А одним из самых запоминающихся проектов нынешнего года стало произведение Майка Келли. В одном из дворов он построил настоящий мини-зоопарк. В нарядном, как игрушечные рождественские ясли, загоне бродили живые пони, телята, козочки, ослики и прочая умилительная живность, почти полностью отвлекавшая внимание посетителей от неприметной женской скульптуры, сделанной, как выяснилось, из соли. Художник вспомнил библейский миф о превратившейся в соляной столб жене Лота. А живые звери ему понадобились для того, чтобы, постепенно слизывая соль, они заставили исчезнуть скульптуру.
Произведение Майка Келли — предельно зрелищное воплощение самого процесса исчезновения искусства. Ведь живой уголок, который он на время фестиваля подарил мюнстерским жителям, привлекает явно больше внимания, чем любая современная скульптура.

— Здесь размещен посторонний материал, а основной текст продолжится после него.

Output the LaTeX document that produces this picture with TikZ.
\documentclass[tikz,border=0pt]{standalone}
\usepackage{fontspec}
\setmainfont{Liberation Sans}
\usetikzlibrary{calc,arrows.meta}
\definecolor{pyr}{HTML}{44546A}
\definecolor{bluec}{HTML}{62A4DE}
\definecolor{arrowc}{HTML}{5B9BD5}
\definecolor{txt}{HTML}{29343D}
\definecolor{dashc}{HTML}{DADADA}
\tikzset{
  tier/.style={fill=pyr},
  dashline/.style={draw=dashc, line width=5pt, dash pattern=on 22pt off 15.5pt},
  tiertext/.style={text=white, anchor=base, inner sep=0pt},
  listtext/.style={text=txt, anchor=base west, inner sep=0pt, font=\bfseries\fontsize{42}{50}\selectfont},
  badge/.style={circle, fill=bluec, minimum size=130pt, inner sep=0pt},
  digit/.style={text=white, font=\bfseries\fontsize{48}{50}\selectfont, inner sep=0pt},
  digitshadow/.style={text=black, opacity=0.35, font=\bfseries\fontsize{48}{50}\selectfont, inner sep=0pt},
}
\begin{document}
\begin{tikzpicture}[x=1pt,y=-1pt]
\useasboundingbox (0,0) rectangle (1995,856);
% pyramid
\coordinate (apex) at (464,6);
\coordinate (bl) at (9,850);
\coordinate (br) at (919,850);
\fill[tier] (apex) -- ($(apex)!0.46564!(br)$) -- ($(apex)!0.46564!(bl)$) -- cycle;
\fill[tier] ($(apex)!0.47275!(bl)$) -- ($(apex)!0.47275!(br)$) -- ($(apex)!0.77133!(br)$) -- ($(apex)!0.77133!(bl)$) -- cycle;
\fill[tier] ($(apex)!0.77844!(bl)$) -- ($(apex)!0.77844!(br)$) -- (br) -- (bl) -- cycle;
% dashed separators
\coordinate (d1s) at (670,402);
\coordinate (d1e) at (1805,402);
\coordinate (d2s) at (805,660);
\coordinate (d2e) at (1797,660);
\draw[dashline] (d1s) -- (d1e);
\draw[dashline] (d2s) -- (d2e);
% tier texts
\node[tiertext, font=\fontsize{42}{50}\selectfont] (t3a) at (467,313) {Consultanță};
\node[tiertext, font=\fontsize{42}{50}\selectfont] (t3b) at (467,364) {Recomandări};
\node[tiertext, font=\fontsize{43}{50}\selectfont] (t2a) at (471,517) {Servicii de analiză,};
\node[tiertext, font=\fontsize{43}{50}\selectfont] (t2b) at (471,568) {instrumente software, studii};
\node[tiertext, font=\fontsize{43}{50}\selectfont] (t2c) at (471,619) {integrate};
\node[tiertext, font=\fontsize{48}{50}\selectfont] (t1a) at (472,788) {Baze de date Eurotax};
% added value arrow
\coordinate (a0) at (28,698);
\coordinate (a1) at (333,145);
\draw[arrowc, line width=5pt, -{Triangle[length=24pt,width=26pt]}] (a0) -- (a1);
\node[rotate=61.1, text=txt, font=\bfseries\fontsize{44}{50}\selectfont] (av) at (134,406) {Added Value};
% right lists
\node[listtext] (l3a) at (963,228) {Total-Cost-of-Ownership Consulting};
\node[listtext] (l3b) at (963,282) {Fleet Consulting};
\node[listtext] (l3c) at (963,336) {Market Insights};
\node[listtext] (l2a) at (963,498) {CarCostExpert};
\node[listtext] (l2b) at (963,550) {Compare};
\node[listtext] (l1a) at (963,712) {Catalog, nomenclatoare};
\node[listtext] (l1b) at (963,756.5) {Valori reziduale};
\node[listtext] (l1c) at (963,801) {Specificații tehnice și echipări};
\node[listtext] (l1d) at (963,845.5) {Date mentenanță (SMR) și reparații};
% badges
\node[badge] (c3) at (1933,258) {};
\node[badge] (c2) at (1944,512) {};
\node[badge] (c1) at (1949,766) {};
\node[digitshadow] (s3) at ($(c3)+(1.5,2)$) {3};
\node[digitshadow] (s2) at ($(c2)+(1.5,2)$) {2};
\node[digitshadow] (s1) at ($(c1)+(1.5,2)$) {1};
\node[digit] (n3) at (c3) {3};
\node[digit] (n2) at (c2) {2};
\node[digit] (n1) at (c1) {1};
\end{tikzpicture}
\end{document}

Еще одно доброе дело для города решил совершить Ханс-Петер Фельдман, украсивший местный общественный туалет нелепо-роскошной венецианской люстрой из цветного стекла. Проект грозил оказаться невидимым для половины зрителей — художник обустроил только мужское отделение. Впрочем, ради искусства зрительницы все же отваживались заглянуть и туда.

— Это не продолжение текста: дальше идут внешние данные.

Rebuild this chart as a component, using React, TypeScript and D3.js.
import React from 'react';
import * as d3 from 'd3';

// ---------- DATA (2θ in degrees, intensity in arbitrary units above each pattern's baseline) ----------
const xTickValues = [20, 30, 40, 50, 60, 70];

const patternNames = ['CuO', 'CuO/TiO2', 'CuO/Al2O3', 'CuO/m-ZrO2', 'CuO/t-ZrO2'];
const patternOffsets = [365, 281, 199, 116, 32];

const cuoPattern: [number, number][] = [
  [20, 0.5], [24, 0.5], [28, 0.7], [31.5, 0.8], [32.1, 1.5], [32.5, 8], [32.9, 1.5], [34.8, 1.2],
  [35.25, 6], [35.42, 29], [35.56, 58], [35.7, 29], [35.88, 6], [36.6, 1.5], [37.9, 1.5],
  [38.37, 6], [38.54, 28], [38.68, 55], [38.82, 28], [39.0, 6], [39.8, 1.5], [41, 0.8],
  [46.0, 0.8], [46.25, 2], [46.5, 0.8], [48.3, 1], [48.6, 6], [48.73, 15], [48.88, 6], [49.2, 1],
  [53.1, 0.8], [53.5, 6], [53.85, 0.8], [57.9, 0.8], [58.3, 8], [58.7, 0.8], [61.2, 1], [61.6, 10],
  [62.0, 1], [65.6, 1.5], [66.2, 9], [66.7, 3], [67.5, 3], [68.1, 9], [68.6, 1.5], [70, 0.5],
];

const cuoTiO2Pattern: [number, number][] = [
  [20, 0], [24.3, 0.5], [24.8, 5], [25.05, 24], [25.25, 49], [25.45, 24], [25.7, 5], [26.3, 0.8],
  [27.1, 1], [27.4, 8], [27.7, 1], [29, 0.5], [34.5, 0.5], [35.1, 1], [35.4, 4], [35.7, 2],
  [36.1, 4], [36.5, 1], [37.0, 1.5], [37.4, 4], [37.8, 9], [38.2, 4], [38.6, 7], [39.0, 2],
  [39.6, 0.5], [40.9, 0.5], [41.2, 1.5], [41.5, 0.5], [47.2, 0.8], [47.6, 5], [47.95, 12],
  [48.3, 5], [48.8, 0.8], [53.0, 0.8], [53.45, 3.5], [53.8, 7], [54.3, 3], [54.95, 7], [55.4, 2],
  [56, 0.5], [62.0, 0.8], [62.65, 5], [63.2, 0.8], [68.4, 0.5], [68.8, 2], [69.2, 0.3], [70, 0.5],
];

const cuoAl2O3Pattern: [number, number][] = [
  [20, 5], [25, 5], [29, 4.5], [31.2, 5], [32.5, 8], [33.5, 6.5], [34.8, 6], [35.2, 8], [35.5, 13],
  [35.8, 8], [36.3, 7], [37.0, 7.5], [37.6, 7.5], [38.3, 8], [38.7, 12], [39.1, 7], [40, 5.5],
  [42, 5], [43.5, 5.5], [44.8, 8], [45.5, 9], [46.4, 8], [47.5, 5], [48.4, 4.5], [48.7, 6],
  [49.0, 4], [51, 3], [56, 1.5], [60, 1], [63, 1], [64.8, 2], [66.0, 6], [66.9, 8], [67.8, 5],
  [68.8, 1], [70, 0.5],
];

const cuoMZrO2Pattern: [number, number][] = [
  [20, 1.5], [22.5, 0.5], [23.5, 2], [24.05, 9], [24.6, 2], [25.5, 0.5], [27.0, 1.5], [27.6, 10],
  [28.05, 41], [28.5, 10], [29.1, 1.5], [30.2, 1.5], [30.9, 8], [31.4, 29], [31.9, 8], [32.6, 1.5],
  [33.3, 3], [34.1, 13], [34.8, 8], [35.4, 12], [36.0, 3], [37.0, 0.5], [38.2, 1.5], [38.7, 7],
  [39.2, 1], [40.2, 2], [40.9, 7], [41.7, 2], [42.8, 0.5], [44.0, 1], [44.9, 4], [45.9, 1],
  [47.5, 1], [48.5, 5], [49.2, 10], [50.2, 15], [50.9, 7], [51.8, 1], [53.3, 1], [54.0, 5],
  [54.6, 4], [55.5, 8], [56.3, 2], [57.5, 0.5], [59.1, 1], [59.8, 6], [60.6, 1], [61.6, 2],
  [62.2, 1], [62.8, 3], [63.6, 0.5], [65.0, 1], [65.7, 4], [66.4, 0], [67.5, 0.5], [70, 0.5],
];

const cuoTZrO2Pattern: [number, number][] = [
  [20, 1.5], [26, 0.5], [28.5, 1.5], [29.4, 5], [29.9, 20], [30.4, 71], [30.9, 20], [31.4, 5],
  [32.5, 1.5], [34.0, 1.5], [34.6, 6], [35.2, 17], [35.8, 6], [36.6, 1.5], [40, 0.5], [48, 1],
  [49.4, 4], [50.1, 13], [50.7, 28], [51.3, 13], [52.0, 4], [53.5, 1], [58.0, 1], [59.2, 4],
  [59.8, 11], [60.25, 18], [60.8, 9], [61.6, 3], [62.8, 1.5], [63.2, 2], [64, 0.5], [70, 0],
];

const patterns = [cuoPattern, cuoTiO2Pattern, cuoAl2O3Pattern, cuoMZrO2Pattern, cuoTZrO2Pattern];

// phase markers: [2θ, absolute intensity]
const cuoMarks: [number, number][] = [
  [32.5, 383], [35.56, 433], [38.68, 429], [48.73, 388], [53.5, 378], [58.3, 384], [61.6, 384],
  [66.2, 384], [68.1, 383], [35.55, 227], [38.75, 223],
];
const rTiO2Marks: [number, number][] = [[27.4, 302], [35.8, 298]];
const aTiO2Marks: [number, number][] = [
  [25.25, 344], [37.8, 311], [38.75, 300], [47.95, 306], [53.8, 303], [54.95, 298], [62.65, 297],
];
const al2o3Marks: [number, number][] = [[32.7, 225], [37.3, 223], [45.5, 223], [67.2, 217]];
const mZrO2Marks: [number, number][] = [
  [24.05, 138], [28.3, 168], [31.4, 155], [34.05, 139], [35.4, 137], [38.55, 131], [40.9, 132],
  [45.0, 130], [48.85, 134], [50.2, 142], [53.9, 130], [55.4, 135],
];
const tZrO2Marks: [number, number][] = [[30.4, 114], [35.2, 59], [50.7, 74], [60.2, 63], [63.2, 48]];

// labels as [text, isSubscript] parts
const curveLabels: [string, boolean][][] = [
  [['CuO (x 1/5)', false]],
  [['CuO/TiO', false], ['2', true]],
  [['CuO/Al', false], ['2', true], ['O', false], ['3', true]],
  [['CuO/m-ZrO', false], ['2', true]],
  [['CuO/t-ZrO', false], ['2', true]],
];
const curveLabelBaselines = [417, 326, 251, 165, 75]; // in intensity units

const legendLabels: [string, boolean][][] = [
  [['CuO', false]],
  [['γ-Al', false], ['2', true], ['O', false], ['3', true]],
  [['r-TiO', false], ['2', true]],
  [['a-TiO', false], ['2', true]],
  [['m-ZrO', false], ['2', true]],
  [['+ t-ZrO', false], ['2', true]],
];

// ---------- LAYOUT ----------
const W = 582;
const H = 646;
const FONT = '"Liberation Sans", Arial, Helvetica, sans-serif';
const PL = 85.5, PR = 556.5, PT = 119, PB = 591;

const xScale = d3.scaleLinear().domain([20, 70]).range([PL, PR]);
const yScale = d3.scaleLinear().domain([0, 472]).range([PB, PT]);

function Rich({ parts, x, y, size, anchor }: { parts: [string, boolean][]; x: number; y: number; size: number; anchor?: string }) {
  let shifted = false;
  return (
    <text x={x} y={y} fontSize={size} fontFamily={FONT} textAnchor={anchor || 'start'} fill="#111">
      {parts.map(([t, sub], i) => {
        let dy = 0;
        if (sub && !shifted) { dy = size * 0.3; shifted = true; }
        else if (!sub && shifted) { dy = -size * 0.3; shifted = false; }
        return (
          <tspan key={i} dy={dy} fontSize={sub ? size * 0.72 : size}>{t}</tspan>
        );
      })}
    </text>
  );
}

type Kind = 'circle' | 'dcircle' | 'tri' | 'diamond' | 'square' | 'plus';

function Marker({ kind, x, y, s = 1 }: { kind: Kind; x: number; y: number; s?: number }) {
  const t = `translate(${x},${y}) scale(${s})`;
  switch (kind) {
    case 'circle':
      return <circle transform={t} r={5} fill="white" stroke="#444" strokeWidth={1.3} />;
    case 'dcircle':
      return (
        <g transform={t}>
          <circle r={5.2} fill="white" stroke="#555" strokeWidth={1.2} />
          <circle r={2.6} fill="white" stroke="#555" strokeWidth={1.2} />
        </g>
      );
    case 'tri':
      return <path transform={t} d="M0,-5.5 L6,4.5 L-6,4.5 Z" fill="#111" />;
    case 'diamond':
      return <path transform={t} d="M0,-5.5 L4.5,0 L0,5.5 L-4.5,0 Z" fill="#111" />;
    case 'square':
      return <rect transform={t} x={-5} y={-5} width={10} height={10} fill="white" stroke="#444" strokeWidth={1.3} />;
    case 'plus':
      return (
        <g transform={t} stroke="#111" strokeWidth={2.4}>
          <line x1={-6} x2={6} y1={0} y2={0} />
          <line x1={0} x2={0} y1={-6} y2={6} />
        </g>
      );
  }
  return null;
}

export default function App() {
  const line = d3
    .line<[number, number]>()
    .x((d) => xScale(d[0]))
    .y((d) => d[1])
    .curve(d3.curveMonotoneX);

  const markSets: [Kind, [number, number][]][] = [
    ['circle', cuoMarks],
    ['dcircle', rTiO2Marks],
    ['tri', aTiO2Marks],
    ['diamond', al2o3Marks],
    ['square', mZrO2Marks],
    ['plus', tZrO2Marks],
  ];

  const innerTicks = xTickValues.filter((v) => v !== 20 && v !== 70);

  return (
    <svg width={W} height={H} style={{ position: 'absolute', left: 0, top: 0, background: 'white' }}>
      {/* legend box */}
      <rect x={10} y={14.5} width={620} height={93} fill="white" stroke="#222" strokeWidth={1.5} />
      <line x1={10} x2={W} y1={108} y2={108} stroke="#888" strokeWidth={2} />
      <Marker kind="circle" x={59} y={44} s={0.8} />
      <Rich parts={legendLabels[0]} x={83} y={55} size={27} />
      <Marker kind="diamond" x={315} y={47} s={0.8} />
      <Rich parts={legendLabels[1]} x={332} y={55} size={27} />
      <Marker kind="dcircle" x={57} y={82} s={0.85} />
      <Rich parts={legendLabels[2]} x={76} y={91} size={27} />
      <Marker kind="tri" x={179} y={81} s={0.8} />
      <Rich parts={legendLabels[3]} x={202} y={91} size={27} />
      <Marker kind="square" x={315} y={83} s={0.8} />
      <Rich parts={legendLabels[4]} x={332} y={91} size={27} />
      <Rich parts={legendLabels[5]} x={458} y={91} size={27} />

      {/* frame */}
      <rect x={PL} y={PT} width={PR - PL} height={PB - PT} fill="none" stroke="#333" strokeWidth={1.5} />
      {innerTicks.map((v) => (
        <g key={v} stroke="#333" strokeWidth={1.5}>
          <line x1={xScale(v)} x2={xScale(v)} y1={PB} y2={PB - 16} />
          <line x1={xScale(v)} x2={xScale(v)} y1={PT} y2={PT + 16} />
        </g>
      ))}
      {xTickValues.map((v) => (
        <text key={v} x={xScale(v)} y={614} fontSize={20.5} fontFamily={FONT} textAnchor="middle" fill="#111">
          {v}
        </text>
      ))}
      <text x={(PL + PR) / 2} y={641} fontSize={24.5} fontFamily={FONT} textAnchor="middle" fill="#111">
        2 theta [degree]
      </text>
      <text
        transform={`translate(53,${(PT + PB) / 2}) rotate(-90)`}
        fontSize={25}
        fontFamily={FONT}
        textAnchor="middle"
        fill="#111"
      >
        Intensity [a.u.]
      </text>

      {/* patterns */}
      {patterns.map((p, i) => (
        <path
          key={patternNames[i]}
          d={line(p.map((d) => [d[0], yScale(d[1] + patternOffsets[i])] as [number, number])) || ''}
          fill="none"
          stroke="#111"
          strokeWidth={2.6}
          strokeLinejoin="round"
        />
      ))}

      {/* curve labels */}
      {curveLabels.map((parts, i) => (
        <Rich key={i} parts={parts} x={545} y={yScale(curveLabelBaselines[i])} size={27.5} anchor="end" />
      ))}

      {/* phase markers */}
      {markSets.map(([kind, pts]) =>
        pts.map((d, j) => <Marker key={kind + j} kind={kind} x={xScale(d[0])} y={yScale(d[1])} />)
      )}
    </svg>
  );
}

Растворенность многих проектов нынешнего фестиваля в городской среде погружала зрителей, бродящих по городу с картой, на которой было обозначено местоположение всех произведений, в состояние своего рода позитивной паранойи. Не обнаружив на отмеченном в плане перекрестке ничего похожего на скульптуру, начинаешь подозревать искусство буквально во всем — в куче мусора, в вывеске кафе, в витрине магазина. Может показаться, что после 30 лет существования авторитетный европейский фестиваль приходит к тому, с чего начинал наш public art во времена "АртКлязьмы": к деликатным, эфемерным и не засоряющим окружающую среду микровторжениям в общественное пространство. Впрочем, сходство это, разумеется, только внешнее. На Западе покорение этого самого пространства искусством было, наверное, столь победоносным, что художники в конце концов устыдились своего натиска. У нас же это вторжение еще толком и не начиналось.